Forecasted House Price in 2025

Forecasted Income in 2025

Forecasted 

Affordability Percentage Change (2022-2025)

Three Rivers

Hertfordshire

£731,973

£40,205

-21.5%

Hertsmere

Hertfordshire

£602,271

£30,546

-20.5%

Elmbridge

Surrey

£875,216

£44,398

-16.4%

Blaenau Gwent

Wales

£169,665

£32,740

-16.3%

Trafford

Greater Manchester

£419,636

£41,710

-10.2%

Source: Uswitch.com

76 local authorities are forecast to have less affordable homes by 2025, just under a quarter of all of the areas analysed (329)[18]. 

Three Rivers, a local authority in Hertfordshire, is expected to face the greatest decline in household affordability by 2025, at -21.5%[19]. The cost of houses in the areas is expected to rise by just under a third (31%), from £560,000 to £731,973[20]. However, residents’ median income is only forecast to undergo an eight percent increase (£37,361 to £40,205)[21], meaning that the increasing value of houses is far outpacing the average income in the area, making property less affordable.

Uswitch mortgages expert, Kellie Steed, shares tips on saving for a home:

“Our research has provided some promise to those in certain parts of England and Wales hoping to buy a new home in 2025. However, it’s important to understand that high mortgage interest rates could quell much of the balance we expect to see between wage growth and the cost of homes. In recent months, some lenders have cut their lending by almost 20% due to high mortgage interest rates impacting affordability, so how much the narrowing of this gap will help buyers to get the home they need will depend on the wider economic circumstances in 2025.
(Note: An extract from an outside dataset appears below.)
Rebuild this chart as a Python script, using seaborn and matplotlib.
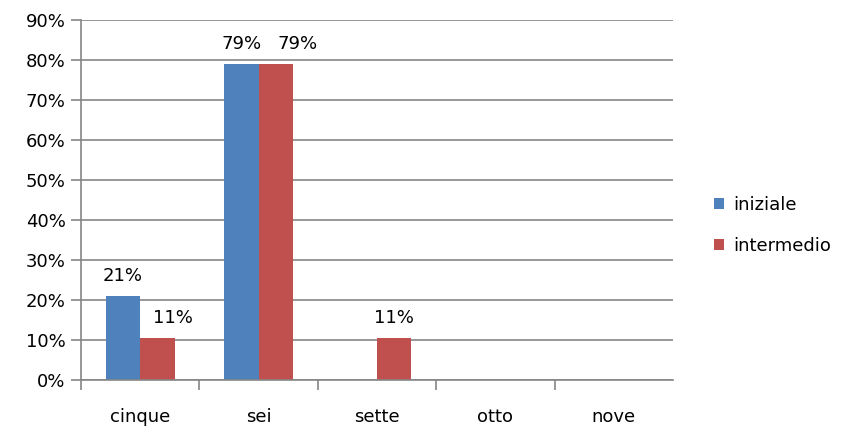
import matplotlib
matplotlib.use("Agg")
import matplotlib.pyplot as plt
import matplotlib.ticker as mticker
import pandas as pd
import seaborn as sns

## data (counts out of 19)
categorie = ['cinque', 'sei', 'sette', 'otto', 'nove']
iniziale = [21.05, 78.95, 0, 0, 0]
intermedio = [10.53, 78.95, 10.53, 0, 0]
serie = ['iniziale', 'intermedio']
colori = ['#4F81BD', '#C0504D']

df = pd.DataFrame({
    'categoria': categorie * 2,
    'valore': iniziale + intermedio,
    'serie': [serie[0]] * len(categorie) + [serie[1]] * len(categorie),
})

sns.set_style("white")
plt.rcParams['font.family'] = ['DejaVu Sans']
plt.rcParams['text.color'] = 'black'
plt.rcParams['xtick.color'] = 'black'
plt.rcParams['ytick.color'] = 'black'

fig = plt.figure(figsize=(8.5, 4.29), dpi=100)
ax = fig.add_axes([0.0953, 0.1142, 0.6965, 0.8392])

sns.barplot(data=df, x='categoria', y='valore', hue='serie', palette=colori,
            width=0.58, saturation=1, linewidth=0, ax=ax, legend=True)

ax.set_ylim(0, 90)
ax.set_xlim(-0.5, 4.5)
ax.yaxis.set_major_locator(mticker.MultipleLocator(10))
ax.yaxis.set_major_formatter(mticker.FuncFormatter(lambda v, p: '%d%%' % v))
ax.grid(axis='y', color='#868686', linewidth=1.2)
ax.set_axisbelow(True)
ax.set_xlabel('')
ax.set_ylabel('')

for s in ['top', 'right']:
    ax.spines[s].set_visible(False)
for s in ['left', 'bottom']:
    ax.spines[s].set_color('#868686')
    ax.spines[s].set_linewidth(1.2)

ax.tick_params(axis='y', length=7, width=1.2, color='#868686', labelsize=13, pad=4, left=True)
ax.tick_params(axis='x', which='major', length=0, labelsize=13, pad=20)
ax.set_xticks([-0.5, 0.5, 1.5, 2.5, 3.5], minor=True)
ax.tick_params(axis='x', which='minor', length=7, width=1.2, color='#868686', bottom=True)

## value labels, like Excel: the second series' labels are nudged right
## when they sit next to a label of the first series
for j, cont in enumerate(ax.containers):
    for i, b in enumerate(cont):
        h = b.get_height()
        if h <= 0:
            continue
        dx = 0
        if j == 1 and iniziale[i] > 0:
            dx = 11 if iniziale[i] > h else 16
        ax.annotate('%d%%' % round(h), (b.get_x() + b.get_width() / 2, h),
                    xytext=(dx, 8), textcoords='offset points',
                    ha='center', va='bottom', fontsize=13)

leg = ax.legend(loc='center left', bbox_to_anchor=(1.042, 0.429), frameon=False,
                fontsize=13, handlelength=0.55, handleheight=0.55, labelspacing=1.28,
                handletextpad=0.5)

fig.savefig('out.png', dpi=100)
“That said, now is certainly a good time to start building your savings towards a deposit - especially with savings rates being at their highest in years. If owning your own home in the near future is a goal of yours, here are some things to consider when preparing your finances:

  • Research ways to increase your deposit savings: If rates are still high, a large deposit will be even more important, as there are typically fewer higher loan-to-value products available. If you’re a first-time buyer under 40 years-old, you can use a LISA (lifetime ISA) to build up your savings more quickly. This government programme can boost your savings by 25% (to a maximum of £1,000) on deposits up to £4,000 a year. You could also look at buying jointly with someone else, more than one person contributing to the deposit is bound to speed things up. Lots of people buy with friends and families these days, so you don’t have to be in a couple to take advantage of a joint mortgage
  • Cut your outgoings where possible: Do a financial review and look at your outgoings. If you’re renting, could you manage in a smaller or cheaper property for a short time, or even better, move in with relatives whilst you save. This might help you put a bit extra into your deposit savings. Lenders also look at your spending habits when determining how much you can afford, so being responsible in the period leading up to your application is likely to go in your favour.
  • Speak to a mortgage broker: Did you know that you can seek advice from a broker before you’re ready to take out a mortgage? They can provide some great tips on how to best prepare for a future mortgage application that might not occur to you. You can even schedule a follow up appointment for when you expect to have enough of a deposit to begin the home buying journey.
  • Check your credit score: Mortgage lenders review your credit history when deciding whether to lend to you, and how much you can borrow. You can check your credit score for free using websites such as Credit Karma and Experian. You can also take steps to improve it. For example, you can take out a credit card and repay it every month, to show that you can manage debt. You should generally also make sure other payments are made on time, and that you’re on the electoral register.”